You have options. If 2020 taught us anything, it’s that you can teach tumbling and cheer on Zoom. 🤷‍♀️

The heart of this whole episode: remember who you’re coaching

At the end of our conversation, Allie said something I don’t want you to miss:

This is a hard season. But we coach children.

And when injuries pile up or absences stretch on for weeks, it’s easy for us to go into problem-solving mode:

“Who can fill in?”
“How do we fix this routine?”
“What do we do now?”

That’s not wrong. That’s leadership.

But if you’re wired like me and that empathy piece doesn’t always come first naturally, you need to build a system that forces you to remember it.

  • Text the injured athlete.

  • Email mom or dad.

  • Send a quick “thinking about you” message.

  • Tell them you can’t wait until they’re cleared.

Those little touchpoints make athletes feel seen — and that changes everything.

One last mindset shift before you go back to your routine chaos

If you feel like your season is falling apart… you’re not alone.

This is the part I want to remind you of when you’re frustrated and exhausted:

You are on a level playing field right now.

Everyone is dealing with it.
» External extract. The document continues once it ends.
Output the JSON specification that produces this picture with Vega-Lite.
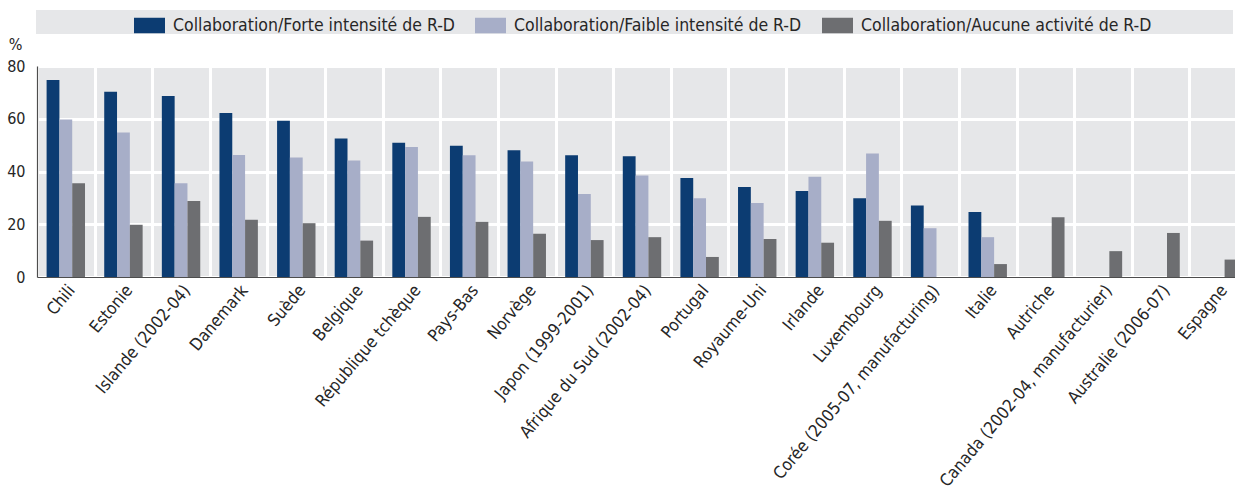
{
  "$schema": "https://vega.github.io/schema/vega-lite/v6.json",
  "autosize": {"type": "none"},
  "padding": {"left": 37, "top": 66, "right": 0, "bottom": 215},
  "width": 1210,
  "height": 211,
  "background": "white",
  "config": {
    "font": "DejaVu Sans Condensed",
    "view": {"fill": "#e6e7e9", "stroke": null},
    "axis": {"labelFont": "DejaVu Sans Condensed", "titleFont": "DejaVu Sans Condensed"},
    "legend": {"labelFont": "DejaVu Sans Condensed", "titleFont": "DejaVu Sans Condensed"}
  },
  "data": {
    "values": [
      {"pays": "Chili", "serie": "Collaboration/Forte intensité de R-D", "valeur": 74.7},
      {"pays": "Chili", "serie": "Collaboration/Faible intensité de R-D", "valeur": 59.7},
      {"pays": "Chili", "serie": "Collaboration/Aucune activité de R-D", "valeur": 35.5},
      {"pays": "Estonie", "serie": "Collaboration/Forte intensité de R-D", "valeur": 70.2},
      {"pays": "Estonie", "serie": "Collaboration/Faible intensité de R-D", "valeur": 54.8},
      {"pays": "Estonie", "serie": "Collaboration/Aucune activité de R-D", "valeur": 19.8},
      {"pays": "Islande (2002-04)", "serie": "Collaboration/Forte intensité de R-D", "valeur": 68.6},
      {"pays": "Islande (2002-04)", "serie": "Collaboration/Faible intensité de R-D", "valeur": 35.5},
      {"pays": "Islande (2002-04)", "serie": "Collaboration/Aucune activité de R-D", "valeur": 28.8},
      {"pays": "Danemark", "serie": "Collaboration/Forte intensité de R-D", "valeur": 62.2},
      {"pays": "Danemark", "serie": "Collaboration/Faible intensité de R-D", "valeur": 46.3},
      {"pays": "Danemark", "serie": "Collaboration/Aucune activité de R-D", "valeur": 21.7},
      {"pays": "Suède", "serie": "Collaboration/Forte intensité de R-D", "valeur": 59.2},
      {"pays": "Suède", "serie": "Collaboration/Faible intensité de R-D", "valeur": 45.3},
      {"pays": "Suède", "serie": "Collaboration/Aucune activité de R-D", "valeur": 20.4},
      {"pays": "Belgique", "serie": "Collaboration/Forte intensité de R-D", "valeur": 52.5},
      {"pays": "Belgique", "serie": "Collaboration/Faible intensité de R-D", "valeur": 44.2},
      {"pays": "Belgique", "serie": "Collaboration/Aucune activité de R-D", "valeur": 13.8},
      {"pays": "République tchèque", "serie": "Collaboration/Forte intensité de R-D", "valeur": 50.9},
      {"pays": "République tchèque", "serie": "Collaboration/Faible intensité de R-D", "valeur": 49.3},
      {"pays": "République tchèque", "serie": "Collaboration/Aucune activité de R-D", "valeur": 22.8},
      {"pays": "Pays-Bas", "serie": "Collaboration/Forte intensité de R-D", "valeur": 49.8},
      {"pays": "Pays-Bas", "serie": "Collaboration/Faible intensité de R-D", "valeur": 46.2},
      {"pays": "Pays-Bas", "serie": "Collaboration/Aucune activité de R-D", "valeur": 20.9},
      {"pays": "Norvège", "serie": "Collaboration/Forte intensité de R-D", "valeur": 48.1},
      {"pays": "Norvège", "serie": "Collaboration/Faible intensité de R-D", "valeur": 43.8},
      {"pays": "Norvège", "serie": "Collaboration/Aucune activité de R-D", "valeur": 16.4},
      {"pays": "Japon (1999-2001)", "serie": "Collaboration/Forte intensité de R-D", "valeur": 46.2},
      {"pays": "Japon (1999-2001)", "serie": "Collaboration/Faible intensité de R-D", "valeur": 31.5},
      {"pays": "Japon (1999-2001)", "serie": "Collaboration/Aucune activité de R-D", "valeur": 14.0},
      {"pays": "Afrique du Sud (2002-04)", "serie": "Collaboration/Forte intensité de R-D", "valeur": 45.8},
      {"pays": "Afrique du Sud (2002-04)", "serie": "Collaboration/Faible intensité de R-D", "valeur": 38.5},
      {"pays": "Afrique du Sud (2002-04)", "serie": "Collaboration/Aucune activité de R-D", "valeur": 15.1},
      {"pays": "Portugal", "serie": "Collaboration/Forte intensité de R-D", "valeur": 37.5},
      {"pays": "Portugal", "serie": "Collaboration/Faible intensité de R-D", "valeur": 29.9},
      {"pays": "Portugal", "serie": "Collaboration/Aucune activité de R-D", "valeur": 7.6},
      {"pays": "Royaume-Uni", "serie": "Collaboration/Forte intensité de R-D", "valeur": 34.1},
      {"pays": "Royaume-Uni", "serie": "Collaboration/Faible intensité de R-D", "valeur": 28.1},
      {"pays": "Royaume-Uni", "serie": "Collaboration/Aucune activité de R-D", "valeur": 14.4},
      {"pays": "Irlande", "serie": "Collaboration/Forte intensité de R-D", "valeur": 32.6},
      {"pays": "Irlande", "serie": "Collaboration/Faible intensité de R-D", "valeur": 38.0},
      {"pays": "Irlande", "serie": "Collaboration/Aucune activité de R-D", "valeur": 13.0},
      {"pays": "Luxembourg", "serie": "Collaboration/Forte intensité de R-D", "valeur": 29.9},
      {"pays": "Luxembourg", "serie": "Collaboration/Faible intensité de R-D", "valeur": 46.8},
      {"pays": "Luxembourg", "serie": "Collaboration/Aucune activité de R-D", "valeur": 21.3},
      {"pays": "Corée (2005-07, manufacturing)", "serie": "Collaboration/Forte intensité de R-D", "valeur": 27.1},
      {"pays": "Corée (2005-07, manufacturing)", "serie": "Collaboration/Faible intensité de R-D", "valeur": 18.5},
      {"pays": "Italie", "serie": "Collaboration/Forte intensité de R-D", "valeur": 24.6},
      {"pays": "Italie", "serie": "Collaboration/Faible intensité de R-D", "valeur": 15.1},
      {"pays": "Italie", "serie": "Collaboration/Aucune activité de R-D", "valeur": 4.9},
      {"pays": "Autriche", "serie": "Collaboration/Aucune activité de R-D", "valeur": 22.7},
      {"pays": "Canada (2002-04, manufacturier)", "serie": "Collaboration/Aucune activité de R-D", "valeur": 9.8},
      {"pays": "Australie (2006-07)", "serie": "Collaboration/Aucune activité de R-D", "valeur": 16.7},
      {"pays": "Espagne", "serie": "Collaboration/Aucune activité de R-D", "valeur": 6.6}
    ]
  },
  "layer": [
    {
      "mark": {"type": "rule", "opacity": 0},
      "encoding": {
        "x": {
          "field": "pays", "type": "nominal", "sort": null,
          "scale": {"paddingInner": 0.3333, "paddingOuter": 0.1667},
          "axis": {"orient": "top", "title": null, "grid": true, "labels": false, "ticks": false, "domain": false,
                   "bandPosition": 0, "tickOffset": -9.6, "gridColor": "white", "gridWidth": 3, "gridOpacity": 1}
        }
      }
    },
    {
      "mark": {"type": "bar"},
      "encoding": {
        "x": {
          "field": "pays", "type": "nominal", "sort": null,
          "axis": {"orient": "bottom", "title": null, "grid": false, "ticks": false, "domain": true, "domainColor": "#4d4d4d", "domainWidth": 1.2,
                   "labelAngle": -50, "labelAlign": "right", "labelBaseline": "top", "labelFontSize": 17, "labelColor": "#262626", "labelPadding": 5, "labelLimit": 400}
        },
        "xOffset": {"field": "serie", "type": "nominal", "sort": ["Collaboration/Forte intensité de R-D", "Collaboration/Faible intensité de R-D", "Collaboration/Aucune activité de R-D"]},
        "y": {
          "field": "valeur", "type": "quantitative",
          "scale": {"domain": [0, 80], "nice": false},
          "axis": {"values": [0, 20, 40, 60, 80], "title": "%", "titleAngle": 0, "titleX": -22, "titleY": -17, "titleAlign": "center", "titleBaseline": "alphabetic",
                   "titleFontSize": 16, "titleFontWeight": "normal", "titleColor": "#262626",
                   "grid": true, "gridColor": "white", "gridWidth": 3, "ticks": false, "tickSize": 0, "labelPadding": 12,
                   "labelFontSize": 16, "labelColor": "#262626", "domain": true, "domainColor": "#4d4d4d", "domainWidth": 1.2}
        },
        "color": {
          "field": "serie", "type": "nominal",
          "scale": {"domain": ["Collaboration/Forte intensité de R-D", "Collaboration/Faible intensité de R-D", "Collaboration/Aucune activité de R-D"],
                    "range": ["#0c3c72", "#a7aec8", "#6d6e71"]},
          "legend": {
            "orient": "none", "legendX": -1, "legendY": -56, "direction": "horizontal",
            "fillColor": "#e6e7e9", "padding": 0,
            "title": "\u00a0", "titleOrient": "left", "titlePadding": 98, "titleFontSize": 10,
            "symbolType": "M-1,-0.5H1V0.5H-1Z", "symbolSize": 961, "symbolStrokeWidth": 0, "symbolOpacity": 1,
            "labelFontSize": 17.5, "labelColor": "#262626", "labelOffset": 8, "labelLimit": 2000, "columnPadding": 20,
            "labelExpr": "datum.label == 'Collaboration/Aucune activité de R-D' ? datum.label + '\u00a0\u00a0\u00a0\u00a0\u00a0\u00a0\u00a0\u00a0\u00a0\u00a0\u00a0\u00a0\u00a0\u00a0\u2800' : datum.label"
          }
        }
      }
    }
  ],
  "resolve": {"axis": {"x": "independent"}}
}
Injuries. Illness. Weather. Unpredictable attendance.

Yes, bigger gyms may have more fill-in options. But smaller gyms often have something huge on their side:

  • strong community

  • personal connection

  • and the ability to rally together when things get hard

This season is forcing a lot of programs to get more strategic, more flexible, and more mentally tough.

And honestly? That’s not the worst thing.

Because routines change. Seasons get messy. Plans fall apart.

But the coaches and gym owners who keep progress moving anyway?

Those are the ones who build athletes who can handle anything — on the mat and off it.